### SUPPLIED MATERIAL

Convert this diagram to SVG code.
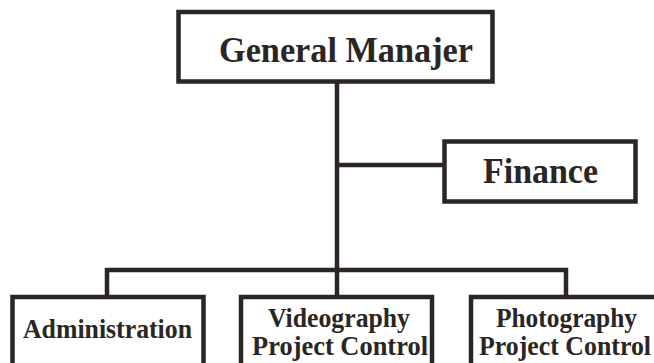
<svg xmlns="http://www.w3.org/2000/svg" width="654" height="363" viewBox="0 0 654 363">
<style>
.box{fill:#ffffff;stroke:#2b2523;stroke-width:4.5}
.con{fill:none;stroke:#2b2523;stroke-width:4.5}
.t{font-family:"Liberation Serif","Times New Roman",serif;font-weight:bold;fill:#2b2523}
</style>
<rect width="654" height="363" fill="#ffffff"/>
<g id="connectors">
<path class="con" d="M337,81.5 V270 M337,165 H444.5 M107,297 V270 H566 V297 M337,270 V297"/>
</g>
<g id="gm">
<rect class="box" x="178.5" y="12" width="314" height="69.5"/>
<text class="t" x="219" y="62" font-size="35" textLength="254" lengthAdjust="spacingAndGlyphs">General Manajer</text>
</g>
<g id="finance">
<rect class="box" x="444.5" y="141.5" width="191" height="60"/>
<text class="t" x="483" y="183" font-size="35" textLength="115" lengthAdjust="spacingAndGlyphs">Finance</text>
</g>
<g id="admin">
<rect class="box" x="12.5" y="297" width="191" height="90"/>
<text class="t" x="23" y="338" font-size="28" textLength="169" lengthAdjust="spacingAndGlyphs">Administration</text>
</g>
<g id="video">
<rect class="box" x="241" y="297" width="191" height="90"/>
<text class="t" x="268" y="327" font-size="28" textLength="142" lengthAdjust="spacingAndGlyphs">Videography</text>
<text class="t" x="252" y="355" font-size="28" textLength="176" lengthAdjust="spacingAndGlyphs">Project Control</text>
</g>
<g id="photo">
<rect class="box" x="471" y="297" width="200" height="90"/>
<text class="t" x="496" y="327" font-size="28" textLength="141" lengthAdjust="spacingAndGlyphs">Photography</text>
<text class="t" x="479" y="355" font-size="28" textLength="172" lengthAdjust="spacingAndGlyphs">Project Control</text>
</g>
</svg>
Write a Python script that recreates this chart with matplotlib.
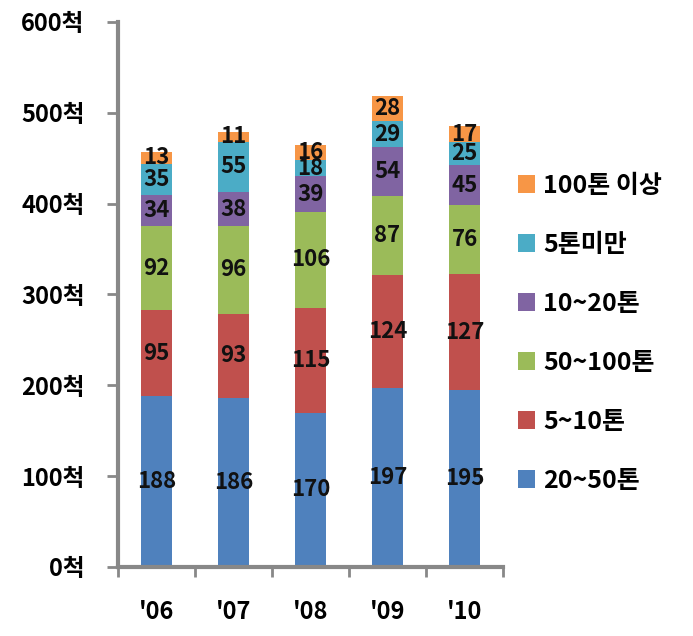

### EXERCISE REQUIREMENTS
Print all of the records shown above exactly, leaving out each picture.

### EXERCISE OUTPUT
Convert this diagram to SVG code.
<svg xmlns="http://www.w3.org/2000/svg" width="654" height="363" viewBox="0 0 654 363">
<style>
.box{fill:#ffffff;stroke:#2b2523;stroke-width:4.5}
.con{fill:none;stroke:#2b2523;stroke-width:4.5}
.t{font-family:"Liberation Serif","Times New Roman",serif;font-weight:bold;fill:#2b2523}
</style>
<rect width="654" height="363" fill="#ffffff"/>
<g id="connectors">
<path class="con" d="M337,81.5 V270 M337,165 H444.5 M107,297 V270 H566 V297 M337,270 V297"/>
</g>
<g id="gm">
<rect class="box" x="178.5" y="12" width="314" height="69.5"/>
<text class="t" x="219" y="62" font-size="35" textLength="254" lengthAdjust="spacingAndGlyphs">General Manajer</text>
</g>
<g id="finance">
<rect class="box" x="444.5" y="141.5" width="191" height="60"/>
<text class="t" x="483" y="183" font-size="35" textLength="115" lengthAdjust="spacingAndGlyphs">Finance</text>
</g>
<g id="admin">
<rect class="box" x="12.5" y="297" width="191" height="90"/>
<text class="t" x="23" y="338" font-size="28" textLength="169" lengthAdjust="spacingAndGlyphs">Administration</text>
</g>
<g id="video">
<rect class="box" x="241" y="297" width="191" height="90"/>
<text class="t" x="268" y="327" font-size="28" textLength="142" lengthAdjust="spacingAndGlyphs">Videography</text>
<text class="t" x="252" y="355" font-size="28" textLength="176" lengthAdjust="spacingAndGlyphs">Project Control</text>
</g>
<g id="photo">
<rect class="box" x="471" y="297" width="200" height="90"/>
<text class="t" x="496" y="327" font-size="28" textLength="141" lengthAdjust="spacingAndGlyphs">Photography</text>
<text class="t" x="479" y="355" font-size="28" textLength="172" lengthAdjust="spacingAndGlyphs">Project Control</text>
</g>
</svg>
Write a Python script that recreates this chart with matplotlib.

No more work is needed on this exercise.